The seats in government engineering colleges have decreased this year.
The recently concluded seat allotment for undergraduate engineering courses for the academic year 2022-23 shows that at least 30% seats in government colleges remain vacant.
As per the data available from the Karnataka Examinations Authority (KEA), initially a total of 5,433 seats were available in 19 government engineering colleges.
After all the rounds of counselling, now 1,793 seats are left vacant. The seats which have no takers include University Visvesvaraya College of Engineering (UVCE), Bengaluru, which is one of the most sought after government engineering colleges.
Although the Karnataka Examinations Authority had allotted 4,036 seats in government colleges, only 3,640 candidates took admission.
UVCE had 37 seats vacant across various streams, Mechanical had the maximum number of 14. Civil stood second with 13. The situation is no different in other institutions run by the government.
Read this also | Karnataka higher education department rejects proposal for tribal university
Courses like Computer Science, Electronics, Electrical and Information Science are considered to be in demand. But, some government colleges failed to attract students for these courses as well.
For example, the Government Engineering College in Gangavati has 18 seats vacant out of a total of 63 seats in the computer science stream.
According to experts, one of the main reasons why students do not prefer government colleges is the lack of placement opportunities.

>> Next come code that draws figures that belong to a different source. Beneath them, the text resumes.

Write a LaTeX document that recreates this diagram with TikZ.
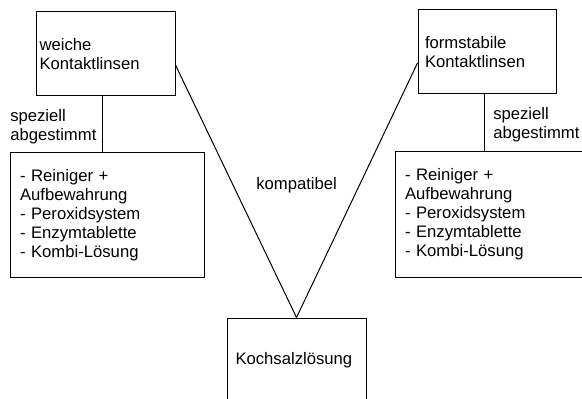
\documentclass[tikz,border=0pt]{standalone}
\usepackage{fontspec}
\setmainfont{Liberation Sans}
\begin{document}
\begin{tikzpicture}[x=0.75pt,y=-0.75pt,
  every node/.style={font=\fontsize{12.5}{14.25}\selectfont,inner sep=0pt},
  kasten/.style={draw,line width=0.75pt,align=left,inner xsep=0pt},
  verbind/.style={line width=0.75pt}]
\useasboundingbox (0,0) rectangle (582,399);
% Linsenarten oben
\node[kasten,minimum width=104.25pt,minimum height=63pt,text width=99pt] (weich) at (105.5,54) {weiche\\Kontaktlinsen};
\node[kasten,minimum width=103.5pt,minimum height=63pt,text width=93pt] (formst) at (487,52) {formstabile\\Kontaktlinsen};
% Pflegemittel
\node[kasten,minimum width=145.5pt,minimum height=93pt,text width=130.5pt] (pflegeW) at (107,215) {- Reiniger +\\Aufbewahrung\\- Peroxidsystem\\- Enzymtablette\\- Kombi-L\"osung};
\node[kasten,minimum width=150pt,minimum height=93.75pt,text width=135pt] (pflegeF) at (495,214.5) {- Reiniger +\\Aufbewahrung\\- Peroxidsystem\\- Enzymtablette\\- Kombi-L\"osung};
% Kochsalz unten
\node[kasten,minimum width=104.25pt,minimum height=63pt,text width=91.5pt] (salz) at (296.5,360) {Kochsalzl\"osung};
\draw[verbind] ([xshift=-2.6pt]weich.south) -- ([xshift=-2.6pt]weich.south |- pflegeW.north);
\draw[verbind] ([xshift=-2.25pt]formst.south) -- ([xshift=-2.25pt]formst.south |- pflegeF.north);
\draw[verbind] (weich.east) ++(0,11) -- (salz.north);
\draw[verbind] (formst.west) ++(0,11) -- (salz.north);
\node[align=left,anchor=north west] (spezW) at (10,109) {speziell\\abgestimmt};
\node[align=left,anchor=north west] (spezF) at (493,107) {speziell\\abgestimmt};
\node[anchor=base west] (kompat) at (256,190) {kompatibel};
\end{tikzpicture}
\end{document}
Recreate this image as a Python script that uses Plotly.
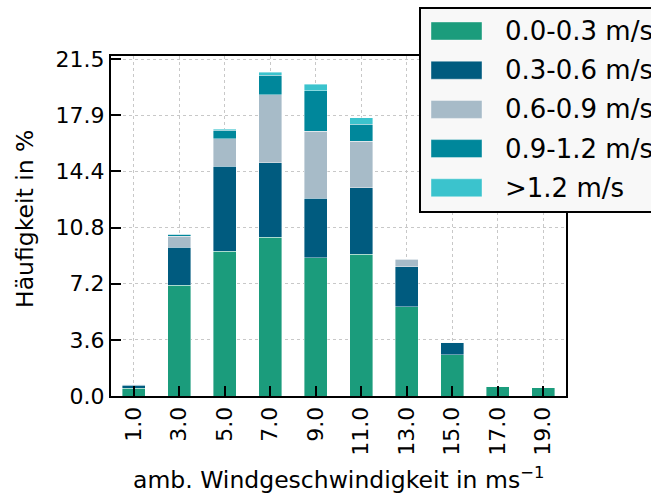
import plotly.graph_objects as go

categories = ["1.0", "3.0", "5.0", "7.0", "9.0", "11.0", "13.0", "15.0", "17.0", "19.0"]
series_names = ["0.0-0.3 m/s", "0.3-0.6 m/s", "0.6-0.9 m/s", "0.9-1.2 m/s", ">1.2 m/s"]
s_00_03 = [0.50, 7.08, 9.25, 10.14, 8.83, 9.06, 5.70, 2.62, 0.62, 0.53]
s_03_06 = [0.20, 2.43, 5.42, 4.75, 3.78, 4.23, 2.55, 0.78, 0.00, 0.00]
s_06_09 = [0.05, 0.70, 1.75, 4.33, 4.28, 2.96, 0.47, 0.03, 0.00, 0.00]
s_09_12 = [0.00, 0.10, 0.55, 1.24, 2.59, 1.10, 0.05, 0.00, 0.00, 0.00]
s_gt_12 = [0.00, 0.02, 0.06, 0.19, 0.42, 0.41, 0.00, 0.00, 0.00, 0.00]
colors = ["#1b9c7c", "#005b7f", "#a7bbc8", "#00879b", "#3bc3cd"]
ytick_vals = [0.0, 3.583, 7.167, 10.75, 14.333, 17.917, 21.5]
ytick_text = ["0.0", "3.6", "7.2", "10.8", "14.4", "17.9", "21.5"]
x_title = "amb. Windgeschwindigkeit in ms<sup>−1</sup>"
y_title = "Häufigkeit in %"

series = [s_00_03, s_03_06, s_06_09, s_09_12, s_gt_12]
xs = list(range(len(categories)))

fig = go.Figure()
for name, vals, col in zip(series_names, series, colors):
    fig.add_trace(go.Bar(
        x=xs, y=vals, name=name, width=0.5,
        marker=dict(color=col, line=dict(color="rgba(255,255,255,0.5)", width=0.8)),
        showlegend=False,
    ))

font = "DejaVu Sans"
fig.update_layout(
    barmode="stack",
    width=651, height=497,
    margin=dict(l=111, r=85, t=56, b=101),
    paper_bgcolor="white", plot_bgcolor="white",
    font=dict(family=font, size=22, color="black"),
    xaxis=dict(
        range=[-0.5, 9.5], tickmode="array", tickvals=xs, ticktext=categories,
        tickangle=-90, ticks="inside", ticklen=10, tickwidth=2, tickcolor="black",
        showline=True, linewidth=2, linecolor="black", mirror=True,
        showgrid=True, gridcolor="#c8c8c8", griddash="dot", gridwidth=1,
        tickfont=dict(size=22), zeroline=False, automargin=False,
    ),
    yaxis=dict(
        range=[0, 21.7], tickmode="array", tickvals=ytick_vals, ticktext=ytick_text,
        ticks="inside", ticklen=10, tickwidth=2, tickcolor="black",
        showline=True, linewidth=2, linecolor="black", mirror=True,
        showgrid=True, gridcolor="#c8c8c8", griddash="dot", gridwidth=1,
        tickfont=dict(size=22), zeroline=False, automargin=False,
    ),
)

pw, ph = 455.0, 340.0
def px_x(p):
    return (p - 111) / pw
def px_y(p):
    return (396 - p) / ph

annotations = [
    dict(xref="paper", yref="paper", x=px_x(338), y=px_y(478), text=x_title,
         showarrow=False, xanchor="center", yanchor="middle",
         font=dict(family=font, size=23.5, color="black")),
    dict(xref="paper", yref="paper", x=px_x(25), y=px_y(219), text=y_title,
         showarrow=False, xanchor="center", yanchor="middle", textangle=-90,
         font=dict(family=font, size=23.5, color="black")),
]

# manual legend (matplotlib style)
shapes = [dict(type="rect", xref="paper", yref="paper",
               x0=px_x(420), x1=px_x(700), y0=px_y(212), y1=px_y(8),
               line=dict(color="black", width=2), fillcolor="#f8f8f8", layer="above")]
row0, dy = 31, 39.2
for i, (name, col) in enumerate(zip(series_names, colors)):
    yc = row0 + i * dy
    shapes.append(dict(type="rect", xref="paper", yref="paper",
                       x0=px_x(431), x1=px_x(482), y0=px_y(yc + 9), y1=px_y(yc - 9),
                       line=dict(color="rgba(255,255,255,0.5)", width=0.8), fillcolor=col, layer="above"))
    annotations.append(dict(xref="paper", yref="paper", x=px_x(503), y=px_y(yc),
                            text=name, showarrow=False, xanchor="left", yanchor="middle",
                            font=dict(family=font, size=26, color="black")))
fig.update_layout(shapes=shapes, annotations=annotations)

fig.write_html("out.html")
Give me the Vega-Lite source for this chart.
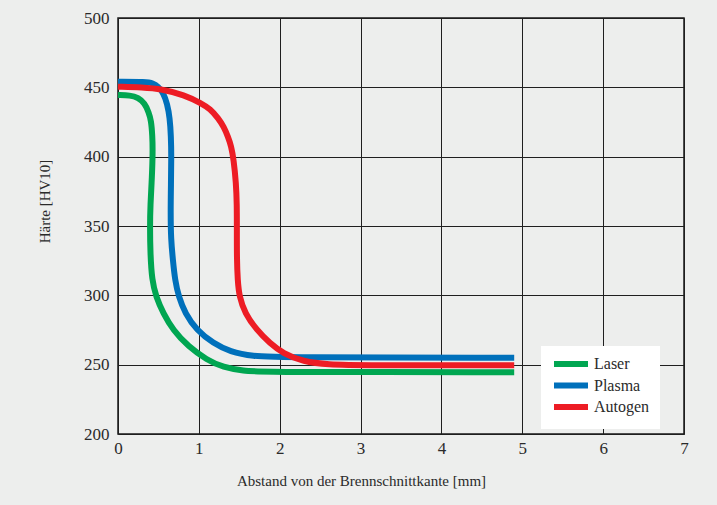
{
  "$schema": "https://vega.github.io/schema/vega-lite/v6.json",
  "width": 566,
  "height": 416,
  "autosize": "none",
  "padding": {"left": 118, "top": 18, "right": 33, "bottom": 71},
  "background": "#edeeed",
  "data": {
    "values": [
      {"v": "Laser", "i": 1, "x": 0, "y": 444.5},
      {"v": "Laser", "i": 2, "x": 0.15, "y": 444.3},
      {"v": "Laser", "i": 3, "x": 0.25, "y": 442.5},
      {"v": "Laser", "i": 4, "x": 0.33, "y": 438.5},
      {"v": "Laser", "i": 5, "x": 0.38, "y": 432},
      {"v": "Laser", "i": 6, "x": 0.41, "y": 426},
      {"v": "Laser", "i": 7, "x": 0.425, "y": 415},
      {"v": "Laser", "i": 8, "x": 0.43, "y": 404},
      {"v": "Laser", "i": 9, "x": 0.42, "y": 385},
      {"v": "Laser", "i": 10, "x": 0.40, "y": 365},
      {"v": "Laser", "i": 11, "x": 0.395, "y": 349.5},
      {"v": "Laser", "i": 12, "x": 0.40, "y": 330},
      {"v": "Laser", "i": 13, "x": 0.42, "y": 311},
      {"v": "Laser", "i": 14, "x": 0.47, "y": 299},
      {"v": "Laser", "i": 15, "x": 0.56, "y": 287},
      {"v": "Laser", "i": 16, "x": 0.68, "y": 275},
      {"v": "Laser", "i": 17, "x": 0.87, "y": 263},
      {"v": "Laser", "i": 18, "x": 1.10, "y": 253.4},
      {"v": "Laser", "i": 19, "x": 1.30, "y": 248.1},
      {"v": "Laser", "i": 20, "x": 1.55, "y": 245.5},
      {"v": "Laser", "i": 21, "x": 1.8, "y": 244.7},
      {"v": "Laser", "i": 22, "x": 4.9, "y": 244.5},
      {"v": "Plasma", "i": 1, "x": 0, "y": 454},
      {"v": "Plasma", "i": 2, "x": 0.35, "y": 454},
      {"v": "Plasma", "i": 3, "x": 0.43, "y": 453},
      {"v": "Plasma", "i": 4, "x": 0.50, "y": 450.5},
      {"v": "Plasma", "i": 5, "x": 0.56, "y": 446},
      {"v": "Plasma", "i": 6, "x": 0.61, "y": 438},
      {"v": "Plasma", "i": 7, "x": 0.64, "y": 428},
      {"v": "Plasma", "i": 8, "x": 0.655, "y": 415},
      {"v": "Plasma", "i": 9, "x": 0.66, "y": 400},
      {"v": "Plasma", "i": 10, "x": 0.655, "y": 380},
      {"v": "Plasma", "i": 11, "x": 0.65, "y": 360},
      {"v": "Plasma", "i": 12, "x": 0.655, "y": 340},
      {"v": "Plasma", "i": 13, "x": 0.68, "y": 325},
      {"v": "Plasma", "i": 14, "x": 0.705, "y": 311},
      {"v": "Plasma", "i": 15, "x": 0.75, "y": 299},
      {"v": "Plasma", "i": 16, "x": 0.83, "y": 287},
      {"v": "Plasma", "i": 17, "x": 0.97, "y": 275},
      {"v": "Plasma", "i": 18, "x": 1.18, "y": 265.4},
      {"v": "Plasma", "i": 19, "x": 1.385, "y": 259.4},
      {"v": "Plasma", "i": 20, "x": 1.67, "y": 256},
      {"v": "Plasma", "i": 21, "x": 2.0, "y": 255.2},
      {"v": "Plasma", "i": 22, "x": 4.9, "y": 255},
      {"v": "Autogen", "i": 1, "x": 0, "y": 450.5},
      {"v": "Autogen", "i": 2, "x": 0.3, "y": 450},
      {"v": "Autogen", "i": 3, "x": 0.54, "y": 448.8},
      {"v": "Autogen", "i": 4, "x": 0.82, "y": 444.5},
      {"v": "Autogen", "i": 5, "x": 1.03, "y": 438.5},
      {"v": "Autogen", "i": 6, "x": 1.14, "y": 434.4},
      {"v": "Autogen", "i": 7, "x": 1.24, "y": 427.7},
      {"v": "Autogen", "i": 8, "x": 1.31, "y": 421.4},
      {"v": "Autogen", "i": 9, "x": 1.36, "y": 414.4},
      {"v": "Autogen", "i": 10, "x": 1.40, "y": 407.7},
      {"v": "Autogen", "i": 11, "x": 1.43, "y": 398},
      {"v": "Autogen", "i": 12, "x": 1.46, "y": 381},
      {"v": "Autogen", "i": 13, "x": 1.47, "y": 365},
      {"v": "Autogen", "i": 14, "x": 1.47, "y": 349.5},
      {"v": "Autogen", "i": 15, "x": 1.47, "y": 325.5},
      {"v": "Autogen", "i": 16, "x": 1.48, "y": 311},
      {"v": "Autogen", "i": 17, "x": 1.50, "y": 299},
      {"v": "Autogen", "i": 18, "x": 1.57, "y": 287},
      {"v": "Autogen", "i": 19, "x": 1.715, "y": 275},
      {"v": "Autogen", "i": 20, "x": 1.88, "y": 265.4},
      {"v": "Autogen", "i": 21, "x": 2.04, "y": 258.2},
      {"v": "Autogen", "i": 22, "x": 2.29, "y": 252.2},
      {"v": "Autogen", "i": 23, "x": 2.6, "y": 250},
      {"v": "Autogen", "i": 24, "x": 3.0, "y": 249.5},
      {"v": "Autogen", "i": 25, "x": 4.9, "y": 249.5}
    ]
  },
  "mark": {"type": "line", "strokeWidth": 6, "strokeCap": "butt", "strokeJoin": "round", "interpolate": "basis"},
  "encoding": {
    "x": {
      "field": "x", "type": "quantitative",
      "scale": {"domain": [0, 7], "nice": false, "zero": false},
      "axis": {
        "values": [0, 1, 2, 3, 4, 5, 6, 7],
        "labelFlush": false,
        "labelFont": "Liberation Serif",
        "title": "Abstand von der Brennschnittkante [mm]",
        "titleX": 243, "titleY": 51, "titleBaseline": "alphabetic",
        "labelPadding": 6
      }
    },
    "y": {
      "field": "y", "type": "quantitative",
      "scale": {"domain": [200, 500], "nice": false, "zero": false},
      "axis": {
        "values": [200, 250, 300, 350, 400, 450, 500],
        "labelFlush": false,
        "labelFont": "Liberation Serif",
        "title": "Härte [HV10]",
        "titleX": -69, "titleY": 183, "titleBaseline": "alphabetic", "titleAngle": -90,
        "labelPadding": 9
      }
    },
    "color": {
      "field": "v", "type": "nominal",
      "scale": {"domain": ["Laser", "Plasma", "Autogen"], "range": ["#00a651", "#0070bb", "#ed1c24"]},
      "legend": {
        "title": null,
        "orient": "none",
        "legendX": 423,
        "legendY": 328,
        "fillColor": "#ffffff",
        "padding": 10,
        "rowPadding": -2.5,
        "symbolType": "M-3.4,0H3.4",
        "symbolStrokeWidth": 6,
        "symbolSize": 100,
        "symbolOffset": 12,
        "labelOffset": 15,
        "labelFont": "Liberation Serif",
        "labelFontSize": 16,
        "labelColor": "#2a2a2a"
      }
    },
    "order": {"field": "i", "type": "quantitative"}
  },
  "config": {
    "font": "Liberation Serif",
    "view": {"stroke": "#1a1a1a", "strokeWidth": 1.5, "fill": "#edeeed"},
    "axis": {
      "grid": true,
      "gridColor": "#1f1f1f",
      "gridWidth": 1,
      "gridOpacity": 1,
      "domain": false,
      "ticks": false,
      "labelFont": "Liberation Serif",
      "labelFontSize": 17,
      "labelColor": "#2a2a2a",
      "titleFont": "Liberation Serif",
      "titleFontSize": 15,
      "titleFontWeight": "normal",
      "titleColor": "#2a2a2a"
    }
  }
}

Professor Karisiddappa, former vice-chancellor of Visvesvaraya Technological University (VTU), said, “While choosing a seat, one of the priorities of students and parents is placement and government colleges are lagging behind in placing students through campus recruitment.”
He added that the placements in these colleges would improve with time, as the government is upgrading government engineering colleges as Karnataka Institute of Technology (KIT). Six colleges have been identified for upgradation in the first phase.